Although they can reportedly reach up to 10 feet in length, adult alligator gars are generally four to six feet long, according to the U.S. Fish and Wildlife Service. Although they can reportedly reach up to 10 feet in length, adult alligator gars are generally four to six feet long, according to the U.S. Fish and Wildlife Service.

A spate of recent news articles have suggested that reintroducing a mammoth fish called the alligator gar into Illinois waterways may help protect Lake Michigan from the invasive Asian carp.

But not everyone believes this to be true, including Dan Stephenson, a longtime biologist and chief of fisheries at the Illinois Department of Natural Resources. That's the state agency that’s reintroducing the once-extinct alligator gar into Illinois’ waterways.

“We’re just trying to bring back an extirpated species, a native fish that was here once and we’d like to have them back,” Stephenson said. “There was never a thought in our minds at all about any kind of control on Asian carp.”

For one thing, Stephenson said, alligator gar are vastly outnumbered. Between 2010 and 2013, his team reintroduced nearly 6,000 young alligator gar into central and southern Illinois waterways, and plans to continue the project later this year. That sounds like a lot, but it's really no match for the burgeoning population of Asian carp, which is already established in the Mississippi and Illinois River basins.

“When we’re talking about Asian carp, we’re talking about tons of fish per river mile in all the rivers and streams in the state and we have thousands of miles of rivers and streams,” Stephenson said. “There’s maybe one or two alligator gar in a handful of streams in the state. There’s just no way a handful of fish can have any impact on tons and tons of Asian carp.”

And even though the alligator gar can reach nearly double the length of Asian carp, Stephenson said they simply can’t open their alligator-like snouts wide enough to eat most Asian carp. 

“The throat opening of an alligator gar is not very big,” Stephenson said. They seem to prefer gizzard shad, he said, a fish in the herring family that only grows about a foot long.

Additionally, female alligator gar don’t reach sexual maturity until they’re about 11 years old, while female bighead carp, a type of Asian carp, can start breeding at three years old. This biological head start gives another advantage to the invasive species.
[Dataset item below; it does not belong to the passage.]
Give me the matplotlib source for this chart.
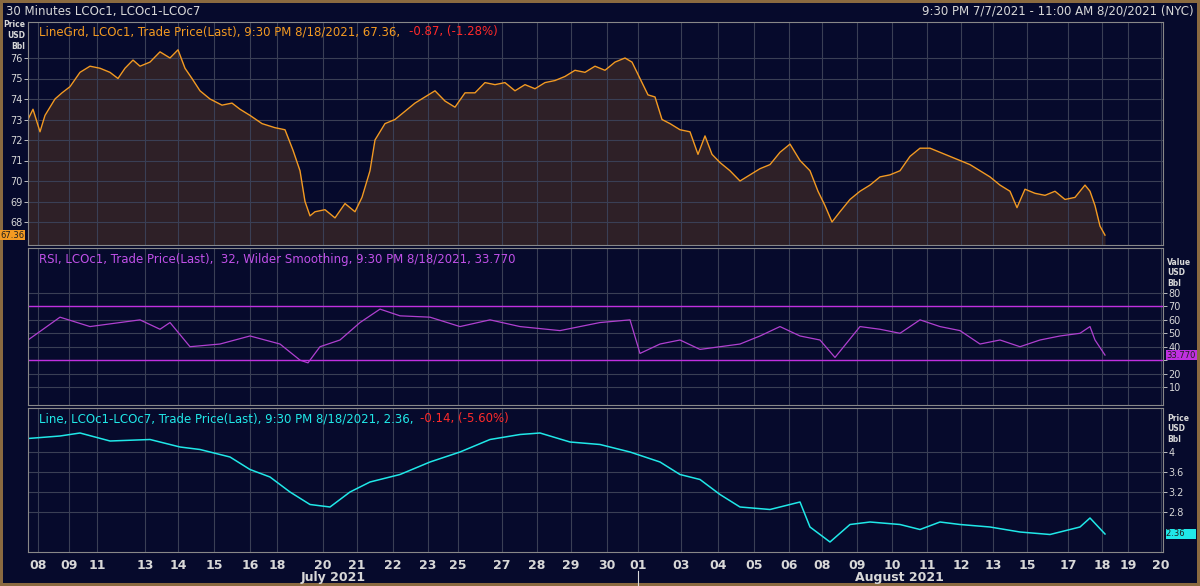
import matplotlib
matplotlib.use("Agg")
import matplotlib.pyplot as plt

# x is a session-time index (0..1135 across the 7/7 - 8/20 window)
TICK_POS = [10, 41, 69, 117, 150, 186, 222, 249, 295, 329, 365, 400, 430, 474, 509,
            543, 579, 610, 653, 690, 726, 761, 794, 829, 864, 899, 933, 965, 999,
            1040, 1074, 1100, 1133]
TICK_LABELS = ["08", "09", "11", "13", "14", "15", "16", "18", "20", "21", "22", "23",
               "25", "27", "28", "29", "30", "01", "03", "04", "05", "06", "08", "09",
               "10", "11", "12", "13", "15", "17", "18", "19", "20"]

brent_x = [0, 5, 12, 17, 27, 34, 42, 52, 62, 72, 82, 90, 97, 105, 112, 122, 132, 142,
           150, 157, 164, 172, 182, 194, 204, 212, 222, 234, 247, 257, 265, 272, 277,
           282, 287, 297, 307, 317, 327, 334, 342, 347, 357, 367, 377, 387, 397, 407,
           417, 427, 437, 447, 457, 467, 477, 487, 497, 507, 517, 527, 537, 547, 557,
           567, 577, 587, 597, 604, 612, 620, 627, 634, 642, 652, 662, 670, 677, 684,
           692, 702, 712, 722, 732, 742, 752, 762, 772, 782, 790, 797, 804, 812, 822,
           832, 842, 852, 862, 872, 882, 892, 902, 912, 922, 932, 942, 952, 962, 972,
           982, 989, 997, 1007, 1017, 1027, 1037, 1047, 1057, 1062, 1067, 1072, 1077]
brent = [73.0, 73.5, 72.4, 73.2, 74.0, 74.3, 74.6, 75.3, 75.6, 75.5, 75.3, 75.0, 75.5,
         75.9, 75.6, 75.8, 76.3, 76.0, 76.4, 75.5, 75.0, 74.4, 74.0, 73.7, 73.8, 73.5,
         73.2, 72.8, 72.6, 72.5, 71.5, 70.5, 69.0, 68.3, 68.5, 68.6, 68.2, 68.9, 68.5,
         69.2, 70.5, 72.0, 72.8, 73.0, 73.4, 73.8, 74.1, 74.4, 73.9, 73.6, 74.3, 74.3,
         74.8, 74.7, 74.8, 74.4, 74.7, 74.5, 74.8, 74.9, 75.1, 75.4, 75.3, 75.6, 75.4,
         75.8, 76.0, 75.8, 75.0, 74.2, 74.1, 73.0, 72.8, 72.5, 72.4, 71.3, 72.2, 71.3,
         70.9, 70.5, 70.0, 70.3, 70.6, 70.8, 71.4, 71.8, 71.0, 70.5, 69.5, 68.8, 68.0,
         68.5, 69.1, 69.5, 69.8, 70.2, 70.3, 70.5, 71.2, 71.6, 71.6, 71.4, 71.2, 71.0,
         70.8, 70.5, 70.2, 69.8, 69.5, 68.7, 69.6, 69.4, 69.3, 69.5, 69.1, 69.2, 69.8,
         69.5, 68.8, 67.8, 67.36]

rsi_x = [0, 32, 62, 82, 112, 132, 142, 162, 192, 222, 252, 272, 280, 292, 312, 332,
         352, 372, 402, 432, 462, 492, 532, 572, 602, 612, 632, 652, 672, 692, 712,
         732, 752, 772, 792, 807, 832, 852, 872, 892, 912, 932, 952, 972, 992, 1012,
         1032, 1052, 1062, 1067, 1077]
rsi = [45, 62, 55, 57, 60, 53, 58, 40, 42, 48, 42, 30, 28, 40, 45, 58, 68, 63, 62, 55,
       60, 55, 52, 58, 60, 35, 42, 45, 38, 40, 42, 48, 55, 48, 45, 32, 55, 53, 50, 60,
       55, 52, 42, 45, 40, 45, 48, 50, 55, 45, 33.77]

spread_x = [0, 32, 52, 82, 122, 152, 172, 202, 222, 242, 262, 282, 302, 322, 342, 372,
            402, 432, 462, 492, 512, 542, 572, 602, 632, 652, 672, 692, 712, 742, 772,
            782, 802, 822, 842, 872, 892, 912, 932, 962, 992, 1022, 1052, 1062, 1077]
spread = [4.27, 4.32, 4.38, 4.22, 4.25, 4.1, 4.05, 3.9, 3.65, 3.5, 3.2, 2.95, 2.9, 3.2,
          3.4, 3.55, 3.8, 4.0, 4.25, 4.35, 4.38, 4.2, 4.15, 4.0, 3.8, 3.55, 3.45, 3.15,
          2.9, 2.85, 3.0, 2.5, 2.2, 2.55, 2.6, 2.55, 2.45, 2.6, 2.55, 2.5, 2.4, 2.35,
          2.5, 2.68, 2.36]

BG = "#060a2c"
GRID = "#3a3f55"
TXT = "#d8d8d8"
W, H = 1200, 586

fig = plt.figure(figsize=(12, 5.86), dpi=100, facecolor=BG)
fig.patch.set_edgecolor("#8a6a40")
fig.patch.set_linewidth(3)


def px_axes(x0, y0, x1, y1):
    return fig.add_axes([x0 / W, 1 - y1 / H, (x1 - x0) / W, (y1 - y0) / H], facecolor=BG)


def style(ax, side):
    ax.set_xlim(0, 1135)
    ax.set_xticks(TICK_POS)
    ax.tick_params(axis="x", length=0, labelbottom=False)
    ax.grid(True, color=GRID, lw=0.8)
    ax.yaxis.set_ticks_position(side)
    ax.tick_params(axis="y", colors=TXT, labelsize=7, length=3, width=0.6, pad=1)
    for s in ax.spines.values():
        s.set_color("#888888")
        s.set_linewidth(0.8)


def ylim_px(ax, v1, p1, v2, p2, top, bot):
    k = (v1 - v2) / (p2 - p1)
    ax.set_ylim(v2 - (bot - p2) * k, v1 + (p1 - top) * k)


# top panel: Brent
ax1 = px_axes(28, 22, 1163, 245)
style(ax1, "left")
ylim_px(ax1, 76, 58, 68, 222, 22, 245)
ax1.plot(brent_x, brent, color="#f39a22", lw=1.0)
ax1.fill_between(brent_x, brent, ax1.get_ylim()[0], color="#7a4a20", alpha=0.35, lw=0)
ax1.set_yticks(range(68, 77))
ax1.text(0.01, 0.985, "LineGrd, LCOc1, Trade Price(Last), 9:30 PM 8/18/2021, 67.36, ",
         transform=ax1.transAxes, color="#f39a22", fontsize=8.5, va="top")
ax1.text(0.336, 0.985, "-0.87, (-1.28%)", transform=ax1.transAxes, color="#ff2a2a",
         fontsize=8.5, va="top")
ax1.text(-0.003, 67.36, "67.36", transform=ax1.get_yaxis_transform(), ha="right",
         va="center", fontsize=6, color="#202020",
         bbox=dict(boxstyle="square,pad=0.1", fc="#f39a22", ec="none"))

# middle panel: RSI
ax2 = px_axes(28, 248, 1163, 405)
style(ax2, "right")
ylim_px(ax2, 80, 293, 10, 387, 248, 405)
ax2.plot(rsi_x, rsi, color="#b040d0", lw=0.9)
ax2.axhline(70, color="#c030e0", lw=1)
ax2.axhline(30, color="#c030e0", lw=1)
rsi_ticks = list(range(10, 90, 10))
ax2.set_yticks(rsi_ticks)
ax2.set_yticklabels(["" if t == 30 else str(t) for t in rsi_ticks])
ax2.text(0.01, 0.97, "RSI, LCOc1, Trade Price(Last),  32, Wilder Smoothing, 9:30 PM 8/18/2021, 33.770",
         transform=ax2.transAxes, color="#c050e8", fontsize=8.5, va="top")
ax2.text(1.003, 33.77, "33.770", transform=ax2.get_yaxis_transform(), ha="left",
         va="center", fontsize=6, color="#202020",
         bbox=dict(boxstyle="square,pad=0.1", fc="#c030e0", ec="none"))

# bottom panel: spread
ax3 = px_axes(28, 408, 1163, 552)
style(ax3, "right")
ylim_px(ax3, 4.0, 452, 2.8, 512, 408, 552)
ax3.plot(spread_x, spread, color="#20e8e8", lw=1.1)
ax3.set_yticks([2.8, 3.2, 3.6, 4.0])
ax3.set_yticklabels(["2.8", "3.2", "3.6", "4"])
ax3.text(0.01, 0.97, "Line, LCOc1-LCOc7, Trade Price(Last), 9:30 PM 8/18/2021, 2.36, ",
         transform=ax3.transAxes, color="#20e8e8", fontsize=8.5, va="top")
ax3.text(0.345, 0.97, "-0.14, (-5.60%)", transform=ax3.transAxes, color="#ff2a2a",
         fontsize=8.5, va="top")
ax3.text(1.003, 2.36, "2.36    ", transform=ax3.get_yaxis_transform(), ha="left",
         va="center", fontsize=6, color="#202020",
         bbox=dict(boxstyle="square,pad=0.1", fc="#20e8e8", ec="none"))

# date axis labels
trans = ax3.get_xaxis_transform()
for p, lab in zip(TICK_POS, TICK_LABELS):
    ax3.text(p, -0.05, lab, transform=trans, ha="center", va="top",
             color=TXT, fontsize=9, fontweight="bold")
fig.text(333 / W, 1 - 578 / H, "July 2021", ha="center", va="center", color=TXT,
         fontsize=9, fontweight="bold")
fig.text(899 / W, 1 - 578 / H, "August 2021", ha="center", va="center", color=TXT,
         fontsize=9, fontweight="bold")
fig.add_artist(plt.Line2D([638 / W, 638 / W], [1 - 571 / H, 1 - 585 / H],
                          color=TXT, lw=0.8))

# axis unit labels
fig.text(25 / W, 1 - 20 / H, "Price\nUSD\nBbl", ha="right", va="top", color=TXT,
         fontsize=5.5, fontweight="bold", linespacing=1.3)
fig.text(1167 / W, 1 - 258 / H, "Value\nUSD\nBbl", ha="left", va="top", color=TXT,
         fontsize=5.5, fontweight="bold", linespacing=1.2)
fig.text(1167 / W, 1 - 414 / H, "Price\nUSD\nBbl", ha="left", va="top", color=TXT,
         fontsize=5.5, fontweight="bold", linespacing=1.2)

# header
fig.text(6 / W, 1 - 11 / H, "30 Minutes LCOc1, LCOc1-LCOc7", color=TXT, fontsize=8.5,
         va="center")
fig.text(1194 / W, 1 - 11 / H, "9:30 PM 7/7/2021 - 11:00 AM 8/20/2021 (NYC)", color=TXT,
         fontsize=8.5, va="center", ha="right")

fig.savefig("out.png", dpi=100, facecolor=BG)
Silver carp, a type of Asian carp, are known to leap several feet into the air when startled. (Jason Jenkins / Flickr)

So if the alligator gar isn’t the answer to keeping Asian carp out of the Great Lakes, what is? Stephenson thinks a market for human or animal consumption of the fish is the only way to control it.

While Chicagoans are more likely to find tuna, salmon and tilapia on local menus, Asian carp is still being put to use in the area.

Stephenson said the IDNR hires commercial fishermen to catch Asian carp and put out “miles and miles” of nets to deter their movement north into Lake Michigan.

Since 2010, the agency has sent roughly four million pounds of Asian carp they’ve caught to Schafer Fisheries, a seafood wholesaler located about 140 miles west of Chicago, which uses the fish from the IDNR to make liquid fertilizer for plants.

Schafer Fisheries also prepares Asian carp for human consumption in international markets. They sell the fish locally as well, although Asian carp is less popular here than abroad, according to WGNTV.com.

Chicago-based BareItAll Petfoods entered the industry in April 2015 with its line of dog treats containing Asian carp as the main protein ingredient.

Menus and pet food aside, the last line of defense against Asian carp entering Lake Michigan is a system that's already in place: electric barriers in the Chicago Sanitary and Shipping Canal about 25 miles downstream from the lake. Stephenson said as of yet, no Asian carp have been found past these barriers.